I swept into the guest room ahead of him and started gathering the photos, completely messing up all the sorting I’d been doing. “Why, look at that!” Max said in a marveling tone. “Us at Bethany Beach.”

He had picked up a wallet-size photo that was lying on one pillow, all crinkly-edged like olden times. Max and I very young and unformed, and Debbie as cute as a button in one of those bathing suits with a ballerina skirt. I wasn’t going to use that one; Kenneth’s mother had specified that the photos should be four-by-sixes. Still, Debbie looked so darling! She had those dusty pale freckles she always got in the summer, that magically faded away every year by Thanksgiving. I took the picture from Max and stared down at it. “You should go back to wearing your hair long,” Max told me.

“Mutton dressed as lamb,” I said.

“What?”

I added the photo to my stack of photos and turned to leave the room with them. Then I glanced back at Max. I said, “You don’t think I lack people skills, do you?”

“Hmm?” he said.

“Marilee feels I lack people skills.”

“Is that a fact,” he said.

But I could tell he wasn’t paying full attention. He had set his duffel bag on the bed and started unzipping it.

“I mean, I know I’m not Ms. Social Butterfly,” I told him, “but in a lot of ways, I hold that school together! Look at during Covid times: I was the only one who went in to work every day. Dealt with the mail and the service people and even let this one pushy father come in for a tour. With all the windows open, of course.”

“Right,” Max said. He drew a cylinder of wrinkled khaki from his duffel and unrolled it—a sports coat. He held it up to examine it.

“It takes real restraint to talk face-to-face with a man who wears his mask below his nose,” I said.

Max said, “Here’s a thought. You know how in the area where I live, there are all these senior citizens. These people who’ve settled on the Eastern Shore after they retired. So what I’ve always thought is, someone should open a grocery store called ‘The Singles Bar.’ Get it?”

I said, “The…?”

“Everything would be available in single-size portions. One carrot, not a whole bag. Two doughnuts, not a dozen. Six spears of asparagus.”

I said, “Um…”

“Think about it,” he urged me.

“Think about it in what way?” I asked.

“Think about opening a grocery store on the Eastern Shore.”

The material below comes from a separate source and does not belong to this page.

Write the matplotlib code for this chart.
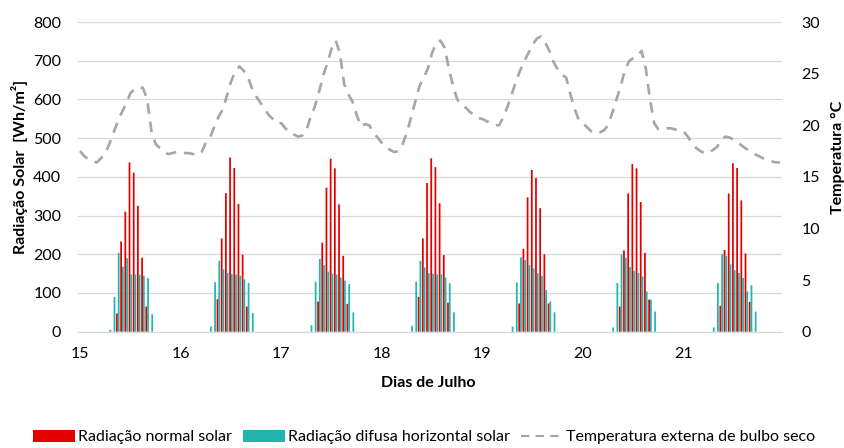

I stared at him. “You do feel I lack people skills,” I told him.

“No, I just meant—”

“First you say I’m so good at curing math anxiety, but then you tell me to get a job selling asparagus! Is that what you really think of me?”

“No, see,” he said, “this is where you always go wrong. You just…take something I say and run with it, just totally misinterpret it. There’s no reasoning with you!”

“Have it your way,” I said. Then I said, “Well, I’m off to the cleaner’s. Bye.”

“What—now?”

“Now,” I said.

I left the room. I went downstairs and collected my purse and went out to my car.

Wouldn’t you know he had parked so close behind me that I had to perform about six maneuvers before I could take off.